On 12 July 2007, all collecting societies except the five 'large' ones (Germany, France, Spain, Italy and the UK) signed a joint position in which they comment on the future of royalty collection in Europe along mostly the same lines as the industry alliance had done two days earlier.
The smaller collecting societies also endorse the position taken by the European Parliament in its March 2007 Resolution on collective cross-border management of copyright for online music services and the criticism of the earlier Commission Recommendation contained in that Resolution.
In particular, they hold that:
- The system of reciprocal agreements between collecting societies "has worked successfully for decades", is "the best way to provide equal treatment and opportunities to all rights-holders and the preferable 'one-stop-shop' arrangement for all users" and "should [therefore] be maintained (albeit with some improvements)".

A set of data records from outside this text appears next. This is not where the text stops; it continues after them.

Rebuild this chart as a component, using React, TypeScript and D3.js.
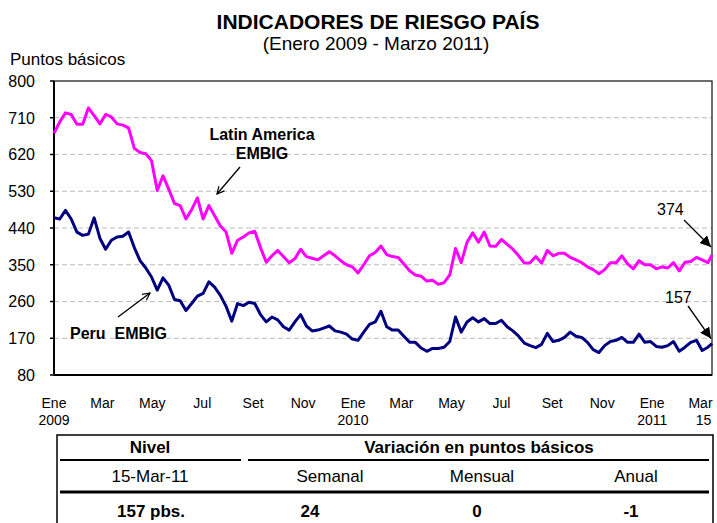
import React, { useRef, useEffect } from 'react';
import * as d3 from 'd3';

// weekly readings from 1 Jan 2009, last value = 15 Mar 2011
const latam = [
  672, 700, 722, 718, 694, 694, 734, 715, 695, 718, 712, 695, 692, 685, 635, 625, 622, 605, 532, 568,
  535, 500, 495, 462, 485, 514, 462, 495, 470, 445, 430, 378, 410, 418, 428, 432, 392, 356, 372, 385,
  370, 355, 365, 388, 370, 366, 362, 372, 382, 372, 360, 350, 345, 330, 350, 372, 380, 396, 375, 370,
  368, 352, 335, 325, 322, 310, 312, 302, 306, 325, 390, 355, 405, 428, 405, 430, 396, 395, 412, 400,
  388, 372, 354, 355, 370, 354, 385, 372, 378, 378, 368, 362, 355, 345, 338, 328, 338, 355, 355, 372,
  352, 340, 360, 350, 350, 340, 345, 342, 355, 335, 356, 358, 368, 362, 355, 374,
];
const peru = [
  465, 462, 483, 462, 430, 422, 425, 465, 415, 388, 410, 418, 420, 430, 392, 360, 342, 320, 288, 318,
  300, 265, 262, 238, 255, 273, 280, 308, 295, 275, 248, 212, 255, 250, 258, 255, 228, 210, 222, 215,
  198, 190, 210, 228, 200, 188, 190, 195, 200, 188, 185, 180, 168, 165, 185, 204, 210, 236, 198, 190,
  190, 175, 160, 160, 146, 138, 145, 145, 148, 162, 222, 185, 210, 220, 210, 218, 206, 206, 214, 198,
  188, 175, 158, 152, 147, 155, 182, 162, 165, 172, 185, 175, 172, 160, 142, 135, 152, 162, 165, 172,
  160, 160, 180, 160, 162, 150, 148, 152, 162, 138, 148, 160, 165, 140, 148, 157,
];
const yTicks = [80, 170, 260, 350, 440, 530, 620, 710, 800];
const monthLabels = ['Ene', 'Mar', 'May', 'Jul', 'Set', 'Nov', 'Ene', 'Mar', 'May', 'Jul', 'Set', 'Nov', 'Ene', 'Mar'];
const yearLabels = ['2009', '', '', '', '', '', '2010', '', '', '', '', '', '2011', '15'];
const headRow = ['Nivel', 'Variación en puntos básicos'];
const subRow = ['15-Mar-11', 'Semanal', 'Mensual', 'Anual'];
const valueRow = ['157 pbs.', '24', '0', '-1'];

const startDate = new Date(2009, 0, 1);
const endDate = new Date(2011, 2, 15);

const App = () => {
  const ref = useRef(null);

  useEffect(() => {
    const width = 717;
    const height = 523;
    const left = 54, right = 712, top = 81, bottom = 375;
    const font = '"Liberation Sans", Arial, sans-serif';

    const dates = d3.range(latam.length - 1).map(i => d3.timeDay.offset(startDate, 7 * i)).concat([endDate]);

    const x = d3.scaleTime().domain([startDate, endDate]).range([left, right]);
    const y = d3.scaleLinear().domain([80, 800]).range([bottom, top]);

    const svg = d3.select(ref.current);
    svg.selectAll('*').remove();
    svg.attr('width', width).attr('height', height).style('font-family', font);

    const defs = svg.append('defs');
    defs.append('marker')
      .attr('id', 'openArrow').attr('viewBox', '0 0 10 10').attr('refX', 9).attr('refY', 5)
      .attr('markerWidth', 9).attr('markerHeight', 9).attr('orient', 'auto').attr('markerUnits', 'userSpaceOnUse')
      .append('path').attr('d', 'M1,1 L9,5 L1,9').attr('fill', 'none').attr('stroke', '#000').attr('stroke-width', 1.3);
    defs.append('marker')
      .attr('id', 'fillArrow').attr('viewBox', '0 0 10 10').attr('refX', 10).attr('refY', 5)
      .attr('markerWidth', 11).attr('markerHeight', 11).attr('orient', 'auto').attr('markerUnits', 'userSpaceOnUse')
      .append('path').attr('d', 'M0,0 L10,5 L0,10 Z').attr('fill', '#000');

    // titles
    svg.append('text').attr('x', 378).attr('y', 29).attr('text-anchor', 'middle')
      .style('font-size', '21px').style('font-weight', 'bold').text('INDICADORES DE RIESGO PAÍS');
    svg.append('text').attr('x', 376).attr('y', 50).attr('text-anchor', 'middle')
      .style('font-size', '19px').text('(Enero 2009 - Marzo 2011)');
    svg.append('text').attr('x', 10).attr('y', 65).style('font-size', '17px').text('Puntos básicos');

    // grid
    svg.append('g').selectAll('line')
      .data(yTicks.filter(d => d !== 80 && d !== 800))
      .join('line')
      .attr('x1', left).attr('x2', right)
      .attr('y1', d => y(d)).attr('y2', d => y(d))
      .attr('stroke', '#bdbdbd').attr('stroke-width', 1.2).attr('stroke-dasharray', '5,3');

    // frame
    svg.append('rect').attr('x', left).attr('y', top).attr('width', right - left).attr('height', bottom - top)
      .attr('fill', 'none').attr('stroke', '#222').attr('stroke-width', 1.3);
    svg.append('line').attr('x1', left).attr('x2', left).attr('y1', top).attr('y2', bottom)
      .attr('stroke', '#000').attr('stroke-width', 2);
    svg.append('line').attr('x1', left).attr('x2', right).attr('y1', bottom).attr('y2', bottom)
      .attr('stroke', '#000').attr('stroke-width', 2);

    // y axis
    const yAxis = svg.append('g');
    yAxis.selectAll('line').data(yTicks).join('line')
      .attr('x1', left - 4).attr('x2', left).attr('y1', d => y(d)).attr('y2', d => y(d))
      .attr('stroke', '#000').attr('stroke-width', 1.5);
    yAxis.selectAll('text').data(yTicks).join('text')
      .attr('x', 35).attr('y', d => y(d)).attr('dy', '0.36em').attr('text-anchor', 'end')
      .style('font-size', '16px').text(d => d);

    // x labels
    const tickDates = d3.timeMonth.every(2).range(startDate, endDate);
    const xAxis = svg.append('g').style('font-size', '14px').attr('text-anchor', 'middle');
    xAxis.selectAll('text.m').data(tickDates).join('text').attr('class', 'm')
      .attr('x', d => x(d)).attr('y', 408).text((d, i) => monthLabels[i]);
    xAxis.selectAll('text.yr').data(tickDates).join('text').attr('class', 'yr')
      .attr('x', (d, i) => x(d) + (i === tickDates.length - 1 ? 3 : 0)).attr('y', 425).text((d, i) => yearLabels[i]);

    // lines
    const line = d3.line().x((d, i) => x(dates[i])).y(d => y(d)).curve(d3.curveLinear);
    svg.append('path').datum(latam).attr('d', line).attr('fill', 'none')
      .attr('stroke', '#ff00ff').attr('stroke-width', 3).attr('stroke-linejoin', 'round');
    svg.append('path').datum(peru).attr('d', line).attr('fill', 'none')
      .attr('stroke', '#000080').attr('stroke-width', 3).attr('stroke-linejoin', 'round');

    // annotations
    const lab = svg.append('g').style('font-size', '16px').style('font-weight', 'bold');
    lab.append('text').attr('x', 262).attr('y', 140).attr('text-anchor', 'middle').text('Latin America');
    lab.append('text').attr('x', 262).attr('y', 159).attr('text-anchor', 'middle').text('EMBIG');
    lab.append('text').attr('x', 70).attr('y', 339).style('white-space', 'pre').text('Peru  EMBIG');
    svg.append('line').attr('x1', 240).attr('y1', 167).attr('x2', 217).attr('y2', 194)
      .attr('stroke', '#000').attr('stroke-width', 1.3).attr('marker-end', 'url(#openArrow)');
    svg.append('line').attr('x1', 118).attr('y1', 317).attr('x2', 150).attr('y2', 293)
      .attr('stroke', '#000').attr('stroke-width', 1.3).attr('marker-end', 'url(#openArrow)');

    const lastL = latam[latam.length - 1];
    const lastP = peru[peru.length - 1];
    svg.append('text').attr('x', 657).attr('y', 215).style('font-size', '16px').text(lastL);
    svg.append('text').attr('x', 665).attr('y', 303).style('font-size', '16px').text(lastP);
    svg.append('line').attr('x1', 684).attr('y1', 220).attr('x2', x(endDate) - 1).attr('y2', y(lastL) - 8)
      .attr('stroke', '#000').attr('stroke-width', 1.3).attr('marker-end', 'url(#fillArrow)');
    svg.append('line').attr('x1', 688).attr('y1', 306).attr('x2', x(endDate) - 1).attr('y2', y(lastP) - 5)
      .attr('stroke', '#000').attr('stroke-width', 1.3).attr('marker-end', 'url(#fillArrow)');

    // table
    const tb = svg.append('g').style('font-size', '17px');
    tb.append('path').attr('d', 'M57,523 V435 H713 V523').attr('fill', 'none').attr('stroke', '#000').attr('stroke-width', 1.5);
    tb.append('line').attr('x1', 60).attr('x2', 241).attr('y1', 460).attr('y2', 460).attr('stroke', '#000').attr('stroke-width', 2);
    tb.append('line').attr('x1', 248).attr('x2', 709).attr('y1', 460).attr('y2', 460).attr('stroke', '#000').attr('stroke-width', 2);
    tb.append('line').attr('x1', 60).attr('x2', 709).attr('y1', 492).attr('y2', 492).attr('stroke', '#000').attr('stroke-width', 3);
    const headX = [150, 479];
    tb.selectAll('text.h').data(headRow).join('text').attr('class', 'h')
      .attr('x', (d, i) => headX[i]).attr('y', 453).attr('text-anchor', 'middle').style('font-weight', 'bold').text(d => d);
    const subX = [150, 330, 482, 636];
    tb.selectAll('text.s').data(subRow).join('text').attr('class', 's')
      .attr('x', (d, i) => subX[i]).attr('y', 482).attr('text-anchor', 'middle').text(d => d);
    const valX = [151, 310, 477, 631];
    tb.selectAll('text.v').data(valueRow).join('text').attr('class', 'v')
      .attr('x', (d, i) => valX[i]).attr('y', 517).attr('text-anchor', 'middle').style('font-weight', 'bold').text(d => d);
  }, []);

  return (
    <svg ref={ref} style={{ position: 'absolute', left: 0, top: 0, background: '#fff' }} />
  );
};

export default App;
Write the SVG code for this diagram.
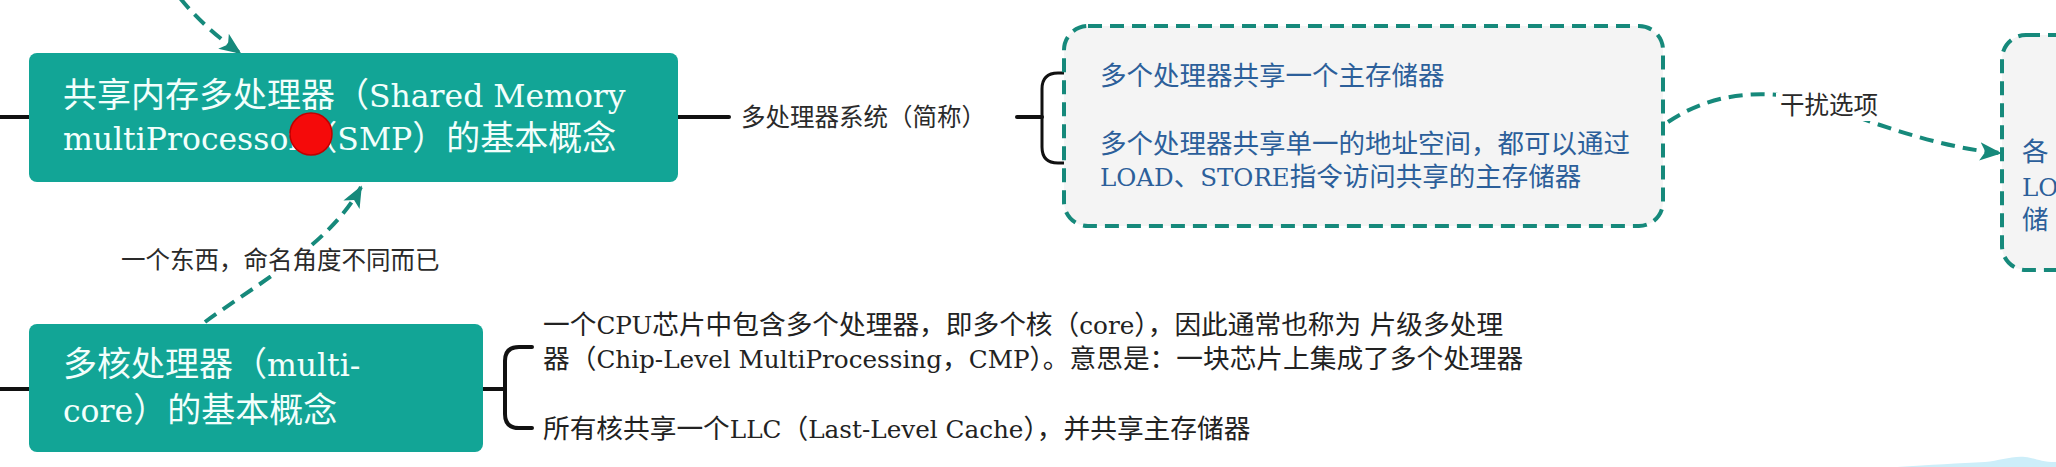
<svg xmlns="http://www.w3.org/2000/svg" width="2056" height="467" viewBox="0 0 2056 467">
<defs>
<style>
.nbox{fill:#12a596;}
.ntext{font-family:"DejaVu Serif","Noto Sans CJK SC",sans-serif;fill:#f2fffc;font-size:34px;}
.lt{font-size:92.5%;}
.btext{font-family:"DejaVu Serif","Noto Sans CJK SC",sans-serif;fill:#2c5f9a;font-size:26.5px;}
.ktext{font-family:"DejaVu Serif","Noto Sans CJK SC",sans-serif;fill:#222;font-size:26.7px;}
.label{font-family:"Noto Sans CJK SC",sans-serif;fill:#2a2a2a;font-size:24.5px;}
.solid{fill:none;stroke:#111;stroke-width:4;stroke-linecap:round;stroke-linejoin:round;}
.thin{fill:none;stroke:#111;stroke-width:3;stroke-linejoin:round;}
.dash{fill:none;stroke:#16897b;stroke-width:4;stroke-dasharray:14 8;}
.dbox{fill:#f4f4f4;stroke:#16897b;stroke-width:4;stroke-dasharray:14 8;}
.bg{fill:#ffffff;}
</style>
<marker id="ah" viewBox="0 0 12 12" refX="11" refY="6" markerWidth="5.5" markerHeight="5.5" orient="auto" markerUnits="strokeWidth">
<path d="M0,1 L12,6 L0,11 L3,6 z" fill="#16897b"/>
</marker>
</defs>

<g id="connectors">
<path class="solid" d="M0,117 H29"/>
<path class="solid" d="M0,389 H29"/>
<path class="solid" d="M678,117 H729"/>
<path class="solid" d="M1017,117 H1042"/>
<path class="thin" d="M1088,73 H1058 Q1042,73 1042,89 V147 Q1042,163 1058,163 H1088"/>
<path class="solid" d="M483,389 H505"/>
<path class="solid" d="M532,347 H519 Q505,347 505,361 V414 Q505,428 519,428 H532"/>
<path class="dash" d="M180,-2 C196,18 216,36 240,53" marker-end="url(#ah)"/>
<path class="dash" d="M205,322 C255,285 330,245 361,187" marker-end="url(#ah)"/>
<path class="dash" d="M1668,122 C1730,80 1800,95 1830,107 C1870,122 1940,148 2000,153" marker-end="url(#ah)"/>
<rect class="bg" x="117" y="247" width="326" height="28"/>
<text class="label" x="121" y="269">一个东西，命名角度不同而已</text>
<rect class="bg" x="1776" y="93" width="104" height="28"/>
<text class="label" x="1780" y="114">干扰选项</text>
<text class="label" x="741" y="126" font-size="26.5">多处理器系统（简称）</text>
</g>

<g id="node-smp">
<rect class="nbox" x="29" y="53" width="649" height="129" rx="8"/>
<text class="ntext" x="63" y="107">共享内存多处理器（<tspan class="lt">Shared Memory</tspan></text>
<text class="ntext" x="63" y="150"><tspan class="lt">multiProcessor</tspan>（<tspan class="lt">SMP</tspan>）的基本概念</text>
<circle cx="311" cy="134" r="21" fill="#f50a0a" stroke="#c00000" stroke-width="1.5"/>
</g>

<g id="node-multicore">
<rect class="nbox" x="29" y="324" width="454" height="128" rx="8"/>
<text class="ntext" x="63" y="376">多核处理器（<tspan class="lt">multi-</tspan></text>
<text class="ntext" x="63" y="422"><tspan class="lt">core</tspan>）的基本概念</text>
</g>

<g id="node-multicore-desc">
<text class="ktext" x="543" y="334">一个<tspan class="lt">CPU</tspan>芯片中包含多个处理器，即多个核（<tspan class="lt">core</tspan>），因此通常也称为 片级多处理</text>
<text class="ktext" x="543" y="368">器（<tspan class="lt">Chip-Level MultiProcessing</tspan>，<tspan class="lt">CMP</tspan>）。意思是：一块芯片上集成了多个处理器</text>
<text class="ktext" x="543" y="438">所有核共享一个<tspan class="lt">LLC</tspan>（<tspan class="lt">Last-Level Cache</tspan>），并共享主存储器</text>
</g>

<g id="node-smp-desc">
<rect class="dbox" x="1064" y="26" width="599" height="200" rx="24"/>
<text class="btext" x="1100" y="85">多个处理器共享一个主存储器</text>
<text class="btext" x="1100" y="153">多个处理器共享单一的地址空间，都可以通过</text>
<text class="btext" x="1100" y="186"><tspan class="lt">LOAD</tspan>、<tspan class="lt">STORE</tspan>指令访问共享的主存储器</text>
</g>

<g id="node-distractor">
<rect class="dbox" x="2002" y="35" width="120" height="235" rx="24"/>
<text class="btext" x="2022" y="161">各</text>
<text class="btext" x="2022" y="196"><tspan class="lt">LO</tspan></text>
<text class="btext" x="2022" y="229">储</text>
</g>

<path d="M1897,467 C1930,465 1960,463 1985,462 C2000,461 2010,456 2025,457 C2035,458 2040,462 2056,462 V467 Z" fill="#cdeef9"/>
</svg>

- "The entire world repertoire should remain available for all collecting societies (...) whether for their country of establishment (for traditional licensing) or for the entire European Economic Area (for on-line licensing)." Smaller collecting societies think that the Commission is moving away from its former policy of prohibiting exclusivity in reciprocal representation agreements between collecting societies, by now "allowing exclusive mandates between major rights-holders and a limited number of collecting societies for the direct collection of royalties in all member states. They express concern that "in the logic of business the process of selecting the societies will not be based on the relative efficiency of individual collective rights managers but on their size".
- "The granting of exclusive mandates by major rights-holders in the context of collective management of online rights is undesirable and should be discouraged rather than stimulated. The signatories think that exclusive mandates will force users to make multiple deals with multiple collecting societies, thus resulting in higher costs for users and making rights management for rights-holders more expensive. They add that exclusive mandates may even "undermine the existence of certain small collecting societies by removing a significant amount of their turnover".
The smaller collecting societies end with an appeal to the Commission to "issue a strong countersignal that the actions initiated are anti-competitive, inappropriate and unacceptable", adding that the Commission "should do so rapidly before irreversible damage has occurred".
Interestingly, most of the signatories who signed the joint position opposing the CISAC commitments have themselves also signed the commitment. People familiar with the case say that many smaller collecting societies have signed the commitments because that was the only way to avoid being fined by the Commission. Five small companies from new member states have not signed the commitments because they will have to pay fines only for the time after their countries' joining the EU, which they consider a smaller drawback than the long-term competitive disadvantage that a signature would bring about.